» **What is needed**
Your task is to copy the listing exactly. Drop any pictures from the copy.

» **Data section**
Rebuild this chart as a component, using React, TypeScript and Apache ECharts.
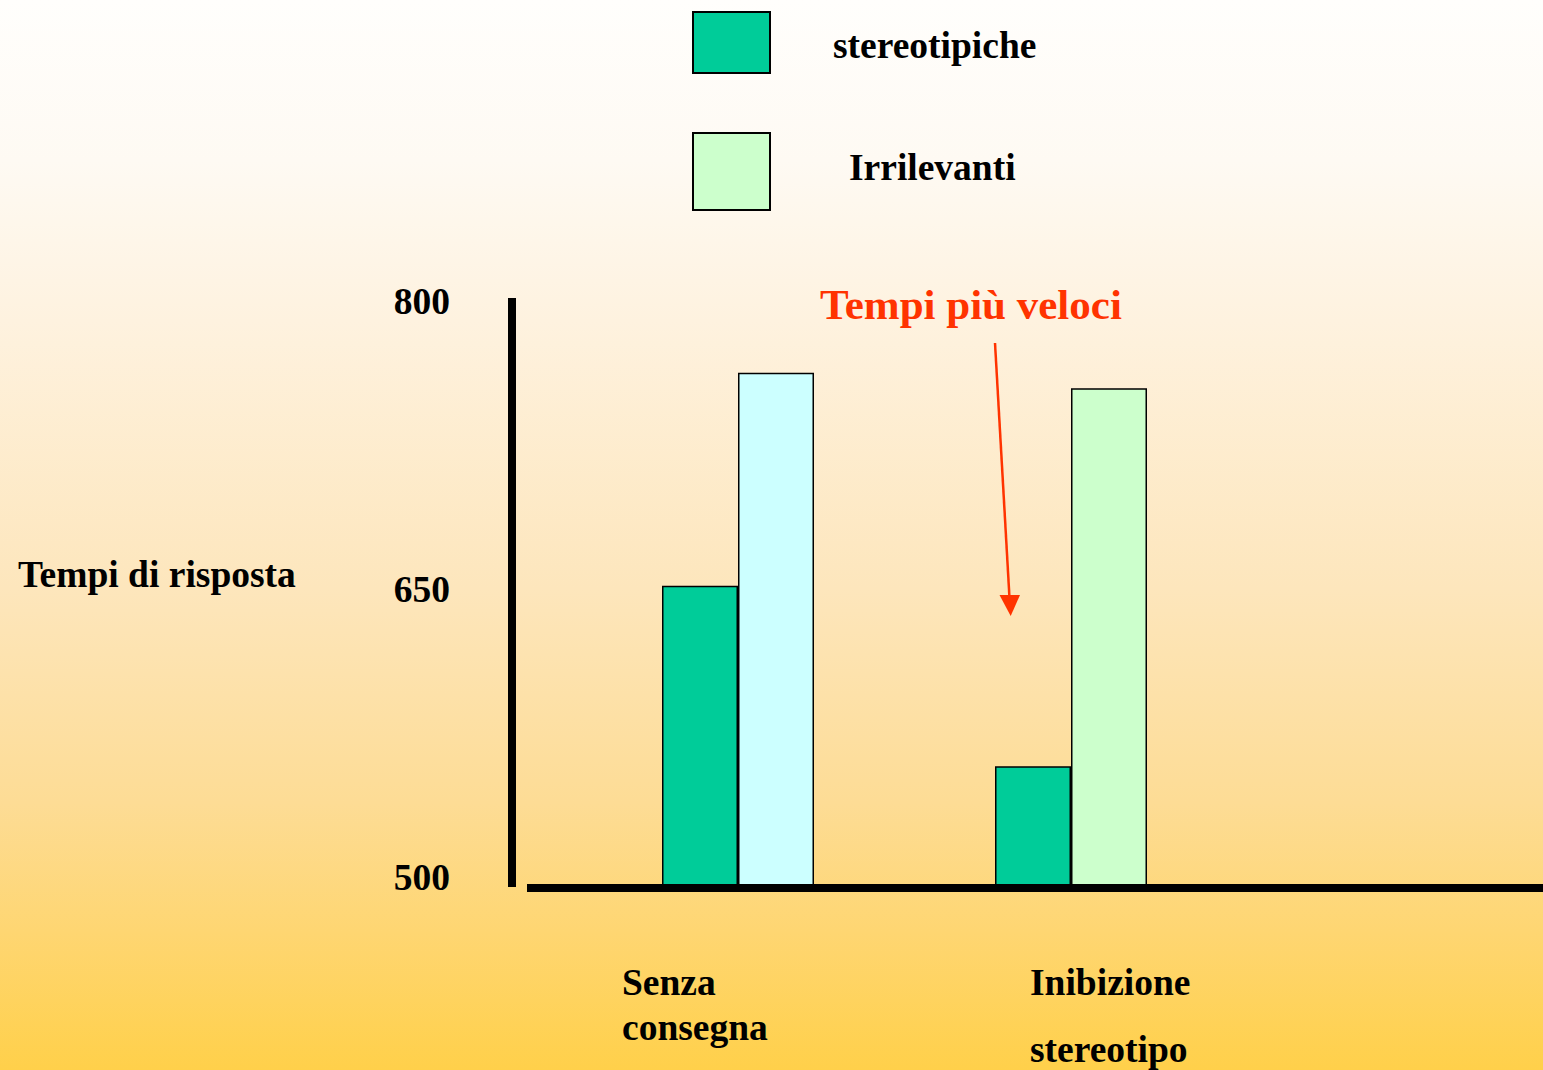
import React, { useEffect, useRef } from "react";
import * as echarts from "echarts";

const categories = ["Senza consegna", "Inibizione stereotipo"];
const categoryLines = [
  ["Senza", "consegna"],
  ["Inibizione", "stereotipo"],
];
const seriesNames = ["stereotipiche", "Irrilevanti"];
const stereotipiche = [657, 563];
const irrilevanti = [768, 760];
const irrilevantiColors = ["#CCFFFF", "#CCFFCC"];
const yTicks = [500, 650, 800];
const yMin = 500;
const yMax = 807;
const yTitle = "Tempi di risposta";
const annotation = "Tempi più veloci";

const FAMILY = '"Liberation Serif", "Times New Roman", serif';
const FS = 37.5;
const FONT = `bold ${FS}px ${FAMILY}`;

export default function App() {
  const ref = useRef<HTMLDivElement>(null);

  useEffect(() => {
    if (!ref.current) return;
    const chart = echarts.init(ref.current, undefined, { renderer: "svg" });

    const labelPos = [
      { x: 622, ys: [982, 1027] },
      { x: 1030, ys: [982, 1049] },
    ];
    const catTexts: any[] = [];
    categoryLines.forEach((lines, i) => {
      lines.forEach((t, j) => {
        catTexts.push({
          type: "text",
          x: labelPos[i].x,
          y: labelPos[i].ys[j],
          style: { text: t, font: FONT, fill: "#000", verticalAlign: "middle", align: "left" },
        });
      });
    });

    const richA = { fontSize: FS, fontWeight: "bold", fontFamily: FAMILY, color: "#000" };

    const option: any = {
      animation: false,
      grid: [
        { left: 527, right: 0, top: 298, bottom: 182 },
        { left: 571.5, width: 666, top: 298, bottom: 183 },
      ],
      xAxis: [
        {
          type: "value",
          gridIndex: 0,
          min: 0,
          max: 1,
          z: 5,
          axisLine: { show: true, onZero: false, lineStyle: { color: "#000", width: 8, cap: "butt" } },
          axisTick: { show: false },
          axisLabel: { show: false },
          splitLine: { show: false },
        },
        {
          type: "category",
          gridIndex: 1,
          data: categories,
          axisLine: { show: false },
          axisTick: { show: false },
          axisLabel: { show: false },
          splitLine: { show: false },
        },
      ],
      yAxis: [
        { type: "value", gridIndex: 0, show: false, min: 0, max: 1 },
        {
          type: "value",
          gridIndex: 1,
          min: yMin,
          max: yMax,
          interval: 50,
          offset: 59.5,
          axisLine: { show: true, onZero: false, lineStyle: { color: "#000", width: 8, cap: "butt" } },
          axisTick: { show: false },
          splitLine: { show: false },
          axisLabel: {
            margin: 62,
            color: "#000",
            fontSize: FS,
            fontWeight: "bold",
            fontFamily: FAMILY,
            verticalAlign: "bottom",
            lineHeight: 20,
            formatter: (v: number) => (yTicks.includes(v) ? String(v) : ""),
          },
        },
      ],
      legend: [
        {
          data: [seriesNames[0]],
          left: 692,
          top: 11,
          padding: 0,
          itemWidth: 77,
          itemHeight: 61,
          icon: "rect",
          selectedMode: false,
          formatter: "{a|{name}}",
          textStyle: {
            ...richA,
            padding: [6, 0, 0, 58],
            rich: { a: richA },
          },
        },
        {
          data: [seriesNames[1]],
          left: 692,
          top: 132,
          padding: 0,
          itemWidth: 77,
          itemHeight: 77,
          icon: "rect",
          selectedMode: false,
          formatter: "{a|{name}}",
          textStyle: {
            ...richA,
            padding: [0, 0, 9, 74],
            rich: { a: richA },
          },
        },
      ],
      series: [
        {
          name: seriesNames[0],
          type: "bar",
          xAxisIndex: 1,
          yAxisIndex: 1,
          data: stereotipiche,
          barWidth: 76,
          barGap: "0%",
          itemStyle: { color: "#00CC99", borderColor: "#000", borderWidth: 1.5 },
        },
        {
          name: seriesNames[1],
          type: "bar",
          xAxisIndex: 1,
          yAxisIndex: 1,
          data: irrilevanti.map((v, i) => ({ value: v, itemStyle: { color: irrilevantiColors[i] } })),
          barWidth: 76,
          barGap: "0%",
          itemStyle: { color: "#CCFFCC", borderColor: "#000", borderWidth: 1.5 },
        },
      ],
      graphic: [
        {
          type: "text",
          x: 18,
          y: 574,
          style: { text: yTitle, font: FONT, fill: "#000", verticalAlign: "middle", align: "left" },
        },
        {
          type: "text",
          x: 820,
          y: 304,
          style: {
            text: annotation,
            font: `bold 43px ${FAMILY}`,
            fill: "#FF3300",
            verticalAlign: "middle",
            align: "left",
          },
        },
        {
          type: "line",
          shape: { x1: 995, y1: 343, x2: 1009.5, y2: 598 },
          style: { stroke: "#FF3300", lineWidth: 2.5 },
        },
        {
          type: "polygon",
          shape: { points: [[999.5, 595], [1020, 595], [1010.7, 616]] },
          style: { fill: "#FF3300" },
        },
        ...catTexts,
      ],
    };

    chart.setOption(option);
    return () => chart.dispose();
  }, []);

  return (
    <div
      ref={ref}
      style={{
        position: "absolute",
        left: 0,
        top: 0,
        width: 1543,
        height: 1070,
        background:
          "linear-gradient(to bottom, #FFFEFC 0%, #FEFAF3 15%, #FEF2DF 30%, #FDE6BC 55%, #FDDC95 75%, #FED672 87%, #FFD04A 100%)",
      }}
    />
  );
}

» **Exercise response**
Rebuild this chart as a component, using React, TypeScript and Apache ECharts.
import React, { useEffect, useRef } from "react";
import * as echarts from "echarts";

const categories = ["Senza consegna", "Inibizione stereotipo"];
const categoryLines = [
  ["Senza", "consegna"],
  ["Inibizione", "stereotipo"],
];
const seriesNames = ["stereotipiche", "Irrilevanti"];
const stereotipiche = [657, 563];
const irrilevanti = [768, 760];
const irrilevantiColors = ["#CCFFFF", "#CCFFCC"];
const yTicks = [500, 650, 800];
const yMin = 500;
const yMax = 807;
const yTitle = "Tempi di risposta";
const annotation = "Tempi più veloci";

const FAMILY = '"Liberation Serif", "Times New Roman", serif';
const FS = 37.5;
const FONT = `bold ${FS}px ${FAMILY}`;

export default function App() {
  const ref = useRef<HTMLDivElement>(null);

  useEffect(() => {
    if (!ref.current) return;
    const chart = echarts.init(ref.current, undefined, { renderer: "svg" });

    const labelPos = [
      { x: 622, ys: [982, 1027] },
      { x: 1030, ys: [982, 1049] },
    ];
    const catTexts: any[] = [];
    categoryLines.forEach((lines, i) => {
      lines.forEach((t, j) => {
        catTexts.push({
          type: "text",
          x: labelPos[i].x,
          y: labelPos[i].ys[j],
          style: { text: t, font: FONT, fill: "#000", verticalAlign: "middle", align: "left" },
        });
      });
    });

    const richA = { fontSize: FS, fontWeight: "bold", fontFamily: FAMILY, color: "#000" };

    const option: any = {
      animation: false,
      grid: [
        { left: 527, right: 0, top: 298, bottom: 182 },
        { left: 571.5, width: 666, top: 298, bottom: 183 },
      ],
      xAxis: [
        {
          type: "value",
          gridIndex: 0,
          min: 0,
          max: 1,
          z: 5,
          axisLine: { show: true, onZero: false, lineStyle: { color: "#000", width: 8, cap: "butt" } },
          axisTick: { show: false },
          axisLabel: { show: false },
          splitLine: { show: false },
        },
        {
          type: "category",
          gridIndex: 1,
          data: categories,
          axisLine: { show: false },
          axisTick: { show: false },
          axisLabel: { show: false },
          splitLine: { show: false },
        },
      ],
      yAxis: [
        { type: "value", gridIndex: 0, show: false, min: 0, max: 1 },
        {
          type: "value",
          gridIndex: 1,
          min: yMin,
          max: yMax,
          interval: 50,
          offset: 59.5,
          axisLine: { show: true, onZero: false, lineStyle: { color: "#000", width: 8, cap: "butt" } },
          axisTick: { show: false },
          splitLine: { show: false },
          axisLabel: {
            margin: 62,
            color: "#000",
            fontSize: FS,
            fontWeight: "bold",
            fontFamily: FAMILY,
            verticalAlign: "bottom",
            lineHeight: 20,
            formatter: (v: number) => (yTicks.includes(v) ? String(v) : ""),
          },
        },
      ],
      legend: [
        {
          data: [seriesNames[0]],
          left: 692,
          top: 11,
          padding: 0,
          itemWidth: 77,
          itemHeight: 61,
          icon: "rect",
          selectedMode: false,
          formatter: "{a|{name}}",
          textStyle: {
            ...richA,
            padding: [6, 0, 0, 58],
            rich: { a: richA },
          },
        },
        {
          data: [seriesNames[1]],
          left: 692,
          top: 132,
          padding: 0,
          itemWidth: 77,
          itemHeight: 77,
          icon: "rect",
          selectedMode: false,
          formatter: "{a|{name}}",
          textStyle: {
            ...richA,
            padding: [0, 0, 9, 74],
            rich: { a: richA },
          },
        },
      ],
      series: [
        {
          name: seriesNames[0],
          type: "bar",
          xAxisIndex: 1,
          yAxisIndex: 1,
          data: stereotipiche,
          barWidth: 76,
          barGap: "0%",
          itemStyle: { color: "#00CC99", borderColor: "#000", borderWidth: 1.5 },
        },
        {
          name: seriesNames[1],
          type: "bar",
          xAxisIndex: 1,
          yAxisIndex: 1,
          data: irrilevanti.map((v, i) => ({ value: v, itemStyle: { color: irrilevantiColors[i] } })),
          barWidth: 76,
          barGap: "0%",
          itemStyle: { color: "#CCFFCC", borderColor: "#000", borderWidth: 1.5 },
        },
      ],
      graphic: [
        {
          type: "text",
          x: 18,
          y: 574,
          style: { text: yTitle, font: FONT, fill: "#000", verticalAlign: "middle", align: "left" },
        },
        {
          type: "text",
          x: 820,
          y: 304,
          style: {
            text: annotation,
            font: `bold 43px ${FAMILY}`,
            fill: "#FF3300",
            verticalAlign: "middle",
            align: "left",
          },
        },
        {
          type: "line",
          shape: { x1: 995, y1: 343, x2: 1009.5, y2: 598 },
          style: { stroke: "#FF3300", lineWidth: 2.5 },
        },
        {
          type: "polygon",
          shape: { points: [[999.5, 595], [1020, 595], [1010.7, 616]] },
          style: { fill: "#FF3300" },
        },
        ...catTexts,
      ],
    };

    chart.setOption(option);
    return () => chart.dispose();
  }, []);

  return (
    <div
      ref={ref}
      style={{
        position: "absolute",
        left: 0,
        top: 0,
        width: 1543,
        height: 1070,
        background:
          "linear-gradient(to bottom, #FFFEFC 0%, #FEFAF3 15%, #FEF2DF 30%, #FDE6BC 55%, #FDDC95 75%, #FED672 87%, #FFD04A 100%)",
      }}
    />
  );
}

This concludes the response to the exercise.